Support your local farmers

Anyone who uses social media will be familiar with flash campaigns over certain companies, when a God-fearing Christian (because we all are, that’s why church attendances are so high) discovers that a company has halal certification, allowing it to sell to Muslims.

The general tone of the postings is a rather frenzied “Company X is pandering to Muslims! I’ll never buy their products again!” The implicit suggestion — of course — is that becoming a Muslim will soon be compulsory unless we all join Britain First.

While there is a debate to be had on halal slaughter and whether animals are pre-stunned (see below), the comments are usually just Islamophobic — Britvic Soft Drinks are halal, Kingsmill 50/50 sandwich thins are halal, as are Krispy Kreme Donuts and Mars chocolate products, none of which have anything to do with how animals are treated.
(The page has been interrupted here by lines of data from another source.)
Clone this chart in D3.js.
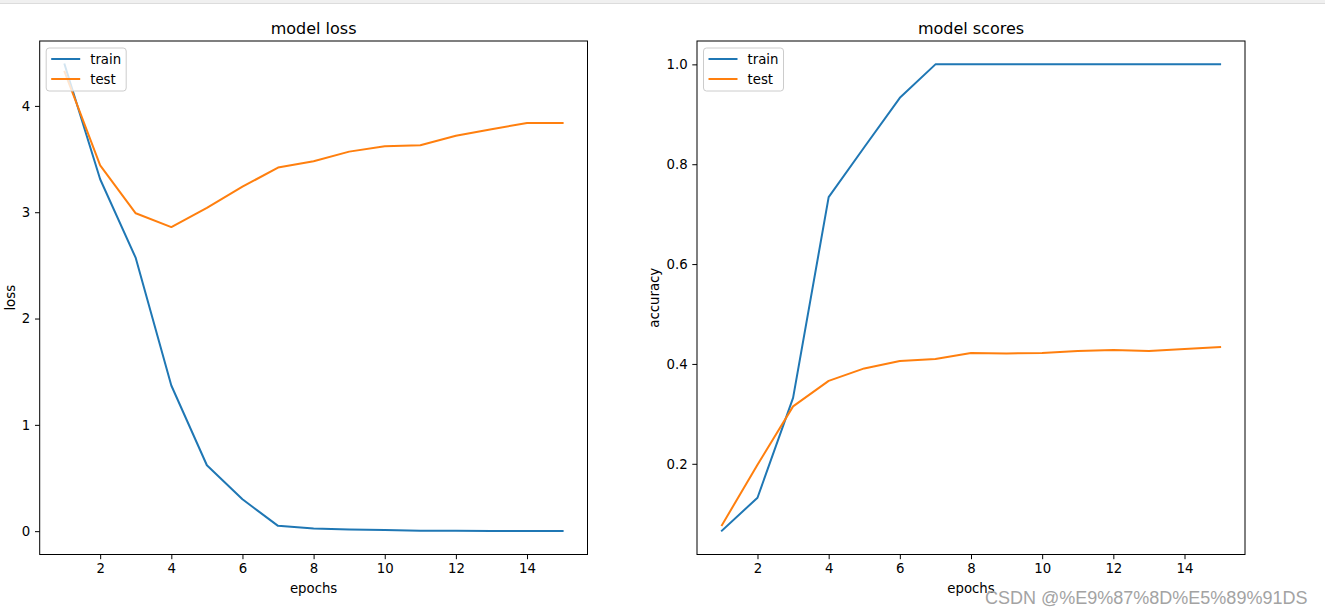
<!DOCTYPE html>
<html>
<head>
<meta charset="utf-8">
<script src="https://cdn.jsdelivr.net/npm/d3@7"></script>
<style>
  html, body { margin: 0; padding: 0; background: #fff; }
  svg { display: block; }
  text { font-family: "DejaVu Sans", sans-serif; }
</style>
</head>
<body>
<script>
// ---- data ----
const epochs = [1,2,3,4,5,6,7,8,9,10,11,12,13,14,15];
const trainLoss = [4.39,3.31,2.57,1.37,0.62,0.30,0.05,0.025,0.015,0.01,0.005,0.003,0.002,0.002,0.001];
const testLoss  = [4.32,3.44,2.99,2.86,3.04,3.24,3.42,3.48,3.57,3.62,3.63,3.72,3.78,3.84,3.84];
const trainAcc  = [0.066,0.132,0.332,0.734,0.834,0.933,1.0,1.0,1.0,1.0,1.0,1.0,1.0,1.0,1.0];
const testAcc   = [0.077,0.198,0.315,0.366,0.391,0.406,0.410,0.422,0.421,0.422,0.426,0.428,0.426,0.430,0.434];
const xTicks = [2,4,6,8,10,12,14];
const lossTicks = [0,1,2,3,4];
const accTicks = [0.2,0.4,0.6,0.8,1.0];
const seriesNames = ["train","test"];
const colors = ["#1f77b4","#ff7f0e"];

const W = 1325, H = 615;
const svg = d3.select("body").append("svg").attr("width", W).attr("height", H);

// top strip of browser page
svg.append("rect").attr("x",0).attr("y",0).attr("width",W).attr("height",3).attr("fill","#f0f0f0");
svg.append("line").attr("x1",0).attr("x2",W).attr("y1",3.5).attr("y2",3.5).attr("stroke","#dcdcdc");

function panel(opts) {
  const {left, right, top, bottom, series, yDomain, yTicks, yFmt, title, ylabel, ylabelX} = opts;
  const x = d3.scaleLinear().domain([0.3, 15.7]).range([left, right]);
  const y = d3.scaleLinear().domain(yDomain).range([bottom, top]);
  const g = svg.append("g");

  // lines
  const line = d3.line().x((d,i)=>x(epochs[i])).y(d=>y(d));
  series.forEach((s, k) => {
    g.append("path").datum(s).attr("d", line)
      .attr("fill","none").attr("stroke", colors[k]).attr("stroke-width", 2)
      .attr("stroke-linejoin","round").attr("stroke-linecap","square");
  });

  // axes
  const xa = g.append("g").attr("transform", `translate(0,${bottom})`)
    .call(d3.axisBottom(x).tickValues(xTicks).tickSize(4.7).tickPadding(4.7).tickFormat(d3.format("d")));
  const ya = g.append("g").attr("transform", `translate(${left},0)`)
    .call(d3.axisLeft(y).tickValues(yTicks).tickSize(4.7).tickPadding(4.7).tickFormat(yFmt));
  [xa, ya].forEach(a => {
    a.select(".domain").remove();
    a.selectAll("line").attr("stroke","#000").attr("stroke-width",1);
    a.selectAll("text").attr("fill","#000").style("font-size","13.3px").style("font-family","DejaVu Sans, sans-serif");
  });

  // frame
  g.append("rect").attr("x", left).attr("y", top).attr("width", right-left).attr("height", bottom-top)
    .attr("fill","none").attr("stroke","#000").attr("stroke-width",1);

  // title
  g.append("text").attr("x",(left+right)/2).attr("y", 33.5).attr("text-anchor","middle")
    .style("font-size","16px").attr("fill","#000").text(title);
  // x label
  g.append("text").attr("x",(left+right)/2).attr("y", 593).attr("text-anchor","middle")
    .style("font-size","13.3px").attr("fill","#000").text("epochs");
  // y label
  g.append("text").attr("transform", `translate(${ylabelX},${(top+bottom)/2}) rotate(-90)`)
    .attr("text-anchor","middle").style("font-size","13.3px").attr("fill","#000").text(ylabel);

  // legend
  const lx = left + 6.5, ly = top + 7;
  const lg = g.append("g");
  lg.append("rect").attr("x", lx).attr("y", ly).attr("width", opts.legendW).attr("height", 43)
    .attr("rx", 3).attr("fill","#fff").attr("fill-opacity",0.8).attr("stroke","#cccccc").attr("stroke-width",1);
  seriesNames.forEach((n, k) => {
    const yy = ly + 11 + k*20;
    lg.append("line").attr("x1", lx+5).attr("x2", lx+34).attr("y1", yy).attr("y2", yy)
      .attr("stroke", colors[k]).attr("stroke-width", 2);
    lg.append("text").attr("x", lx+44).attr("y", yy+4.7).style("font-size","13.3px").attr("fill","#000").text(n);
  });
}

panel({left:39.7, right:587.5, top:41, bottom:554.5,
  series:[trainLoss, testLoss], yDomain:[-0.2195, 4.6105], yTicks:lossTicks, yFmt:d3.format("d"),
  title:"model loss", ylabel:"loss", ylabelX:15, legendW:80});
panel({left:697, right:1245, top:41, bottom:554.5,
  series:[trainAcc, testAcc], yDomain:[0.0183, 1.0468], yTicks:accTicks, yFmt:d3.format(".1f"),
  title:"model scores", ylabel:"accuracy", ylabelX:659, legendW:80});

// watermark
svg.append("text").attr("x", 985).attr("y", 603.5)
  .style("font-family","Liberation Sans, Arial, sans-serif").style("font-size","18px")
  .attr("fill","#a3a3a3").text("CSDN @%E9%87%8D%E5%89%91DS");
</script>
</body>
</html>
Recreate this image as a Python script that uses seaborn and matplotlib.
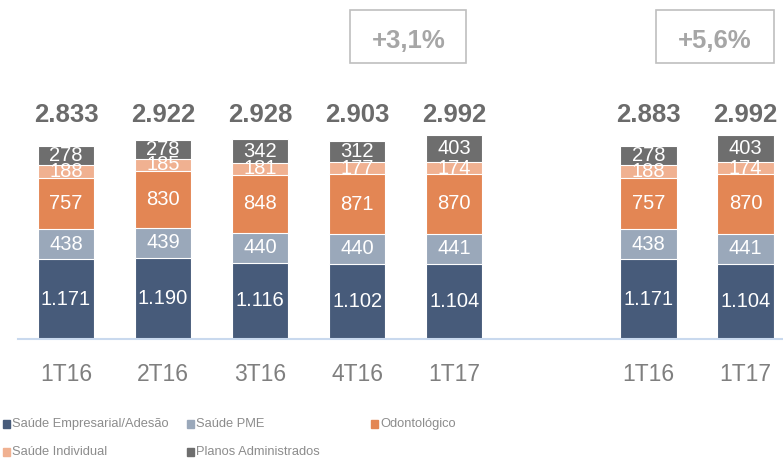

Indeed, halal covers not only food and drink but also all matters of daily life.

Aside from the depressing lack of tolerance these postings show, two things always strike us.

One is that if you search for halal food on the Internet, you invariably find young Muslims desperate for Haribo trying to establish what sweeties are acceptable, which is sweet in itself.

The second is to question the basic lack of knowledge some people have, not only about marketing products to niche groups — why would Krispy Kreme et al not want a potential 2.5m customers — but also about our own local economy: read our cattle market reports and you will see how important what’s called the “ethnic trade” is to local farmers. This is particularly true around the end of festivals but in general the Muslim community consumes around 20% of all sheep meat sold in England.

It’s so important a sector that industry levy organisation the Agriculture and Horticulture Development Board Beef and Lamb has now announced plans to boost sales into the halal sector.

The board has commissioned a new cookery show, Healthy Kitchen, to be broadcast on MuslimTV to showcase the quality of home-produced beef and lamb, as well as give recipes. The series starts in June.

The show will feature on-farm production and look at how the halal sector adds value throughout the supply chain. The levy board will also have a stand at the Muslim Lifestyle Show at London Olympia at the end of this month, where it will host a cookery and butchery demonstration theatre. Consumer research has been commissioned to investigate decision-making by Muslims when purchasing their meat.

The aim of the campaign is to help AHDB Beef and Lamb decide where to target its activity, supporting what Dr Phil Hadley, its head of global supply chain development, calls the “vibrant and growing domestic market” for halal sheep meat.

Clearly people can have concerns about slaughter of animals. Although 80% of halal food is pre-stunned before slaughter, that means that 20% is not, though abattoirs are not pretty places to begin with. (The exact figures for pre-stunning are 84% of cattle, 81% of sheep and 88% of chickens. All halal supermarket meat is pre-stunned; Tesco says the only difference between its halal meat and other meat is that the former was blessed as it was killed).

The Halal Food Authority stresses that while it ensures meat is slaughtered to halal standards, it also pays attention to EU regulations. In fact, Muslim slaughter only requires animals to be alive and healthy at the time of slaughter, which is why stunning can be used.

Jewish law prevents any mechanical or electrical stunning, because an animal must be entirely unharmed and healthy at the point of slaughter; Jews say their ritual cut itself involves an irreversible stun.

Perhaps that’s the reason why there is no ban on halal slaughter that doesn’t have pre-stunning – it would also make kosher slaughter illegal. A difficult one. Animal rights or a belief system?

Incidentally, the Halal Food Authority does not recognise poultry slaughterhouses that use a mechanical fixed blade (mechanised killing) to slaughter birds, whereas those of you who eat chicken have no such qualms. By the same token some Muslims find captive bolt stunning not acceptable, because it smashes the brain and causes death before the ritual slaughter, but other meat-eaters are quite happy with that arrangement.

(This obsession with standards and ritual might seem a bit quaint in a secular country, but of course it’s unlikely that Muslims or Jews will end up eating horsemeat in lasagne because they had no knowledge of who was feeding them what).

To get back to the Agriculture and Horticulture Development Board Beef and Lamb campaign: the point is that the halal market is a big one, and it benefits local farmers; it’s not just those colourful supermarkets you see driving through Manchester.

So next time you see social media memes faking outrage at halal food outlets, stop before you share them — you could actually be hitting the pockets of local farmers. Twenty out of every 100 lambs you see grazing now will be sold to the halal market, often at a premium for local farmers.